Plaketi tek eliyle sökmüş
Bunu bizim yurdun kantincisi anlatmıştı. Vakti zamanında 3. yurdun yataklarını, Sabancı bağış olarak vermiş. Yurt yönetimi de teşekkür babından yurdun dış duvarına kocaman bir şükran plaketi asmış. Deniz Gezmiş bi gün yurttaki odasına giderken bu plaketi görmüş. Çok sinirlenmiş tabii; tek eliyle tuttuğu gibi plaketi söküvermiş yerinden. Bu olayı gören binlerce öğrenci, yurt pencerelerine çıkıp çılgınlar gibi alkış tutmuş.
ODTÜ'den sonra Boğaziçi
ODTÜ hakikatten de Rusya'ya doğrultulmuş bir tabanca şeklindedir.

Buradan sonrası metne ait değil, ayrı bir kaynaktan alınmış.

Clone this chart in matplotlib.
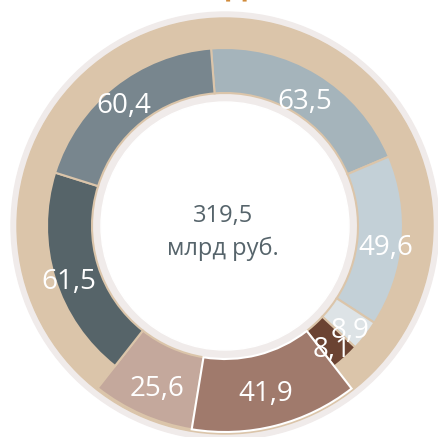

Duyduğuma göre; Amerikalılar vakti zamanında Ortadoğudaki Amerikan Müttefiki ülkelerden birine şahane bir üniversite inşa etmek istemişler. Elemelerde Türkiye ve İsrail finale kalmış. Sonuçta Türkiye'de karar kılınmış. Amerikalılar, Türkiye'den 28 kilometrekarelik bir toprak istemişler. Türkiye de Ankara'da bugünkü ODTÜ arazisini vermiş. Amerikalılar da buraya gerçekten de örnek gösterilebilecek bir üniversite dikerler. Üstelik ilk yıllarda üniversiteye acaip derecede para akıtırlar. Fakat daha sonra burda komünistlerin türemesi ve bunlarında okula gelen Amerikan büyükelçisinin arabasını yakmaları üzerine, buraya yapılan yardımı iyice kısarlar. Sonra Boğaziçi'ni kurdurturlar.